Strategy: Don't Use Polling for Real-time Feeds

Ivan Zuzak wrote a fascinating article on Real-time feed processing and filtering using Google App Engine to build Feed-buster, a service that inserts MediaRSS tags into feeds that don't have them. He talks about using polling and PubSubHubBub (real-time) to process FriendFeed feeds. Ivan is trying to devise a separate filtering service where:

  1. filtering services should be applied as close to the publisher as possible so notifications that nobody wants don’t waste network resource.
  2. processing services should be applied as close to the subscriber so that the original update may be transported through the network as a single notification for as long as possible.

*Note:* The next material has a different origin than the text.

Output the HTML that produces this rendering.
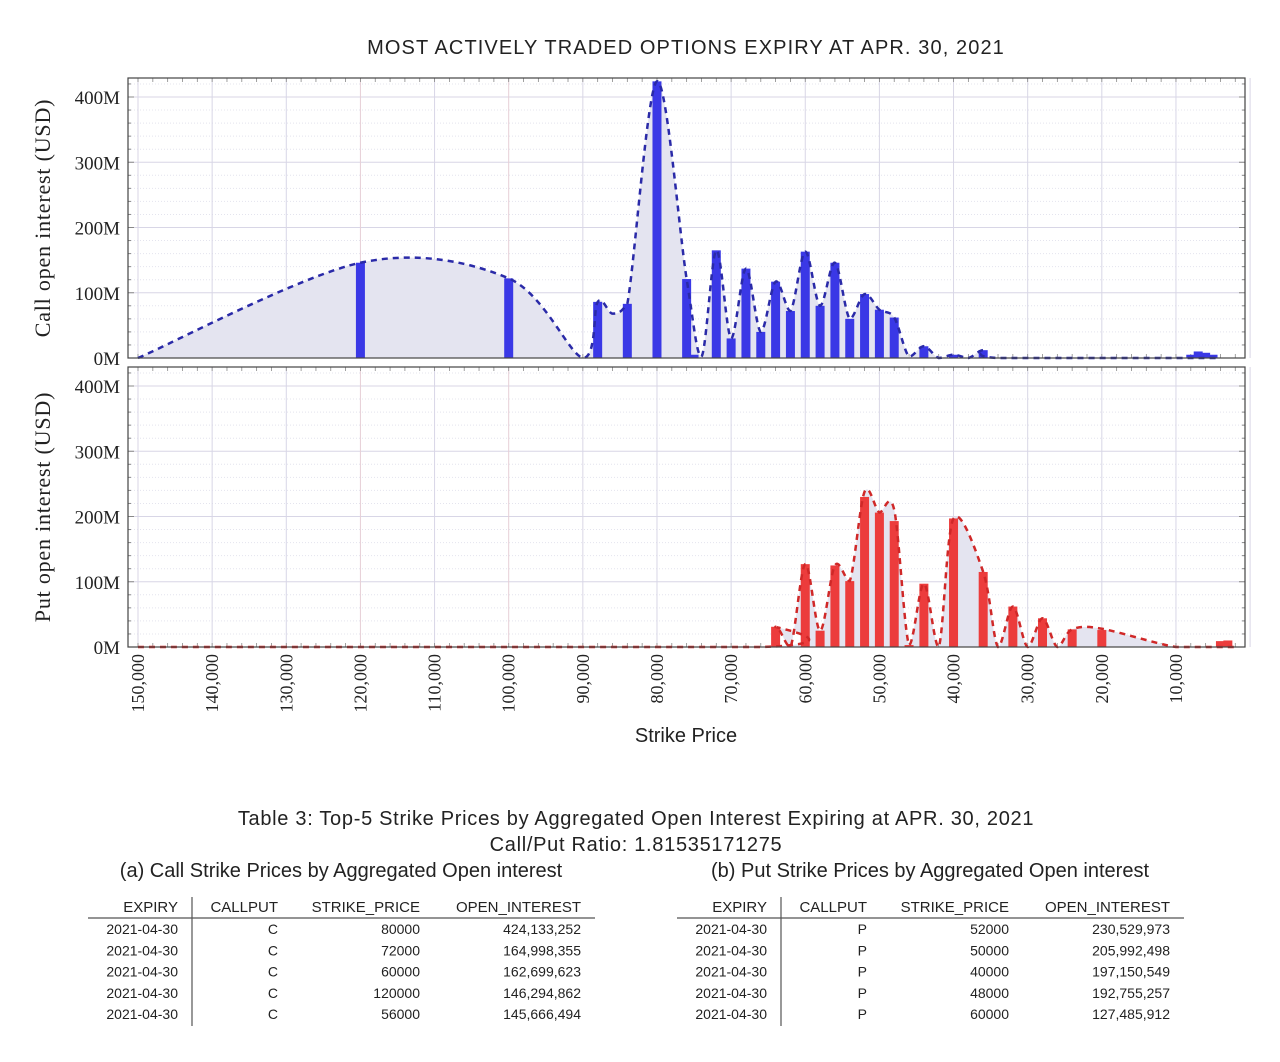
<!DOCTYPE html>
<html><head><meta charset="utf-8"><style>
body{margin:0;background:#fff;width:1280px;height:1062px;overflow:hidden;font-family:"Liberation Sans",sans-serif;}
svg{position:absolute;left:0;top:0}
</style></head><body>
<svg id="chart" width="1280" height="1062"></svg>
<script>
const tickValues=[150000,140000,130000,120000,110000,100000,90000,80000,70000,60000,50000,40000,30000,20000,10000];
const tickLabels=["150,000","140,000","130,000","120,000","110,000","100,000","90,000","80,000","70,000","60,000","50,000","40,000","30,000","20,000","10,000"];
const yTicks=[0,100,200,300,400];
const yTickLabels=["0M","100M","200M","300M","400M"];
const callStrikes=[120000,100000,88000,84000,80000,76000,75000,72000,70000,68000,66000,64000,62000,60000,58000,56000,54000,52000,50000,48000,44000,40000,36000,8000,7000,6000,5000];
const callValues=[146,122,86,83,424,121,5,165,30,137,40,117,72,163,80,146,60,98,74,62,18,5,12,5,10,8,5];
const callCurveStrikes=[150000,120000,100000,90000,88000,86000,84000,80000,76000,74000,72000,70000,68000,66000,64000,62000,60000,58000,56000,54000,52000,50000,48000,46000,44000,42000,40000,38000,36000,34000,10000,6000,4000];
const callCurveValues=[0,146,122,0,86,68,83,424,121,2,165,30,137,40,117,72,163,80,146,60,98,74,62,2,18,0,5,0,12,0,0,0,0];
const putStrikes=[64000,60000,58000,56000,54000,52000,50000,48000,46000,44000,40000,36000,32000,28000,24000,20000,4000,3000];
const putValues=[31,127,25,125,101,230,206,193,3,97,197,115,62,44,27,26,9,10];
const putCurveStrikes=[150000,66000,64000,62000,60000,58000,56000,54000,52000,50000,48000,46000,44000,42000,40000,36000,34000,32000,30000,28000,26000,24000,20000,10000,4000,2000];
const putCurveValues=[0,0,31,0,127,25,125,101,238,206,210,3,97,0,197,115,0,62,0,44,0,27,28,0,0,0];
const NS="http://www.w3.org/2000/svg";
const svg=document.getElementById('chart');
const L=128,R=1245;
const xs=v=>138+(150000-v)/10000*74.14;
function mk(tag,attrs,parent){const e=document.createElementNS(NS,tag);for(const k in attrs)e.setAttribute(k,attrs[k]);(parent||svg).appendChild(e);return e;}
function txt(s,attrs){const t=mk('text',attrs);t.textContent=s;return t;}
function spline(pts){let d="M"+pts[0][0]+","+pts[0][1];for(let i=0;i<pts.length-1;i++){const p0=pts[Math.max(0,i-1)],p1=pts[i],p2=pts[i+1],p3=pts[Math.min(pts.length-1,i+2)];const t=0.16;const c1=[p1[0]+(p2[0]-p0[0])*t,p1[1]+(p2[1]-p0[1])*t];const c2=[p2[0]-(p3[0]-p1[0])*t,p2[1]-(p3[1]-p1[1])*t];c1[1]=Math.min(c1[1],Math.max(p1[1],p2[1]));c2[1]=Math.min(c2[1],Math.max(p1[1],p2[1]));d+=" C"+c1[0]+","+c1[1]+" "+c2[0]+","+c2[1]+" "+p2[0]+","+p2[1];}return d;}
function panel(top,bot,name,strikes,vals,cs,cv,color,ylabel){
  const ys=v=>bot-v*(bot-top-19)/400;
  const g=mk('g',{});
  
  
  for(let v=20;v<=440;v+=20){const y=ys(v);if(y<top)break;mk('line',{x1:L,x2:R,y1:y,y2:y,stroke:v%100?'#e4e4ee':'#d8d6e6','stroke-dasharray':v%100?'1,2':'none','stroke-width':1},g);}
  for(let v=150000;v>=0;v-=10000){const x=xs(v);mk('line',{x1:x,x2:x,y1:top,y2:bot,stroke:(v==120000||v==100000)?'#e6cfd6':'#d8d6e6','stroke-width':1},g);}
  for(let v=150000;v>=2000;v-=2000){const x=xs(v);mk('line',{x1:x,x2:x,y1:bot,y2:bot-4,stroke:'#888','stroke-width':0.8},g);mk('line',{x1:x,x2:x,y1:top,y2:top+4,stroke:'#888','stroke-width':0.8},g);}
  for(let v=0;v<=440;v+=20){const y=ys(v);if(y<top)break;mk('line',{x1:L,x2:L+(v%100?3:6),y1:y,y2:y,stroke:'#888'},g);mk('line',{x1:R,x2:R-(v%100?3:6),y1:y,y2:y,stroke:'#888'},g);}
  const pts=cs.map((s,i)=>[xs(s),ys(cv[i])]);
  const d=spline(pts);
  const area=mk('path',{d:d+" L"+pts[pts.length-1][0]+","+bot+" L"+pts[0][0]+","+bot+" Z",fill:'#e4e4f0',stroke:'none'},g);
  
  
  strikes.forEach((s,i)=>{const b=mk('rect',{x:xs(s)-4.5,y:ys(vals[i]),width:9,height:bot-ys(vals[i]),fill:color},g);
    
    });
  const ln=mk('path',{d:d,fill:'none',stroke:color=='#3a38e6'?'#2a2aa8':'#d02828','stroke-width':2.5,'stroke-dasharray':'6,5'},g);
  
  
  mk('rect',{x:L,y:top,width:R-L,height:bot-top,fill:'none',stroke:'#444','stroke-width':1.2},g);
  yTicks.forEach((v,i)=>{const t=txt(yTickLabels[i],{x:120,y:ys(v)+7,'text-anchor':'end','font-family':'"Liberation Serif",serif','font-size':19,fill:'#222'});
    
    });
  const yl=txt(ylabel,{x:0,y:0,transform:'translate(50,'+((top+bot)/2)+') rotate(-90)','text-anchor':'middle','font-family':'"Liberation Serif",serif','font-size':22,'letter-spacing':0.8,fill:'#222'});
  
  
}
const title=txt("MOST ACTIVELY TRADED OPTIONS EXPIRY AT APR. 30, 2021",{x:686,y:54,'text-anchor':'middle','font-size':20,'letter-spacing':1.1,fill:'#222'});


panel(78,358,'call',callStrikes,callValues,callCurveStrikes,callCurveValues,'#3a38e6','Call open interest (USD)');
panel(367,647,'put',putStrikes,putValues,putCurveStrikes,putCurveValues,'#ec3c3c','Put open interest (USD)');
tickValues.forEach((v,i)=>{const t=txt(tickLabels[i],{x:0,y:0,transform:'translate('+(xs(v)+6)+',654) rotate(-90)','text-anchor':'end','font-family':'"Liberation Serif",serif','font-size':18,fill:'#222'});
  
  });
const xt=txt("Strike Price",{x:686,y:742,'text-anchor':'middle','font-size':20,fill:'#222'});


const cap=[["Table 3:  Top-5 Strike Prices by Aggregated Open Interest Expiring at APR. 30, 2021",636,825,'table-caption',0.7],["Call/Put Ratio:  1.81535171275",636,851,'call-put-ratio',0.7],["(a) Call Strike Prices by Aggregated Open interest",341,877,'call-table-caption',0],["(b) Put Strike Prices by Aggregated Open interest",930,877,'put-table-caption',0]];
cap.forEach(c=>{const t=txt(c[0],{x:c[1],y:c[2],'text-anchor':'middle','font-size':20,'letter-spacing':c[4],fill:'#222'});
  
  });
const callRows=[["2021-04-30","C","80000","424,133,252"],["2021-04-30","C","72000","164,998,355"],["2021-04-30","C","60000","162,699,623"],["2021-04-30","C","120000","146,294,862"],["2021-04-30","C","56000","145,666,494"]];
const putRows=[["2021-04-30","P","52000","230,529,973"],["2021-04-30","P","50000","205,992,498"],["2021-04-30","P","40000","197,150,549"],["2021-04-30","P","48000","192,755,257"],["2021-04-30","P","60000","127,485,912"]];
function table(ox,rows,name){
  const hd=["EXPIRY","CALLPUT","STRIKE_PRICE","OPEN_INTEREST"],rx=[178,278,420,581];
  hd.forEach((h,i)=>{const t=txt(h,{x:rx[i]+ox,y:912,'text-anchor':'end','font-size':15,fill:'#222'});
    
    });
  mk('line',{x1:88+ox,x2:595+ox,y1:918,y2:918,stroke:'#555','stroke-width':1.2});
  mk('line',{x1:192+ox,x2:192+ox,y1:897,y2:1026,stroke:'#555','stroke-width':1.2});
  const cx=[178,278,420,581];
  rows.forEach((r,j)=>r.forEach((c,i)=>{const t=txt(c,{x:(i==1?278:cx[i])+ox,y:934+j*21.3,'text-anchor':'end','font-size':14,fill:'#222'});
    
    }));
}
table(0,callRows,'call-table');
table(589,putRows,'put-table');
</script>
</body></html>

Besides being a generally interesting article, Ivan makes an insightful observation on the nature of using polling services in combination with metered Infrastructure/Platform services:

Polling is bad because AppEngine applications have a fixed free daily quota for consumed resources, when the number of feeds the service processed increased - the daily quota was exhausted before the end of the day because FF polls the service for each feed every 45 minutes.

This fits directly in with the ideas in Cloud Programming Directly Feeds Cost Allocation Back into Software Design. My general preference is to poll a distributed queue for work items. It's robust and allows your system to control it's own resource usage by determining when to poll. Otherwise you can easily be overwhelmed by fast pushers. Here the overwhelming is going the other way. Your budget is being overwhelmed by the polling requests. And the more you try approximate real-time with frequent polling requests the more your budget is busted.It's a cool example of how costs, algorithm, and platform choices all feed into and shape product architectures.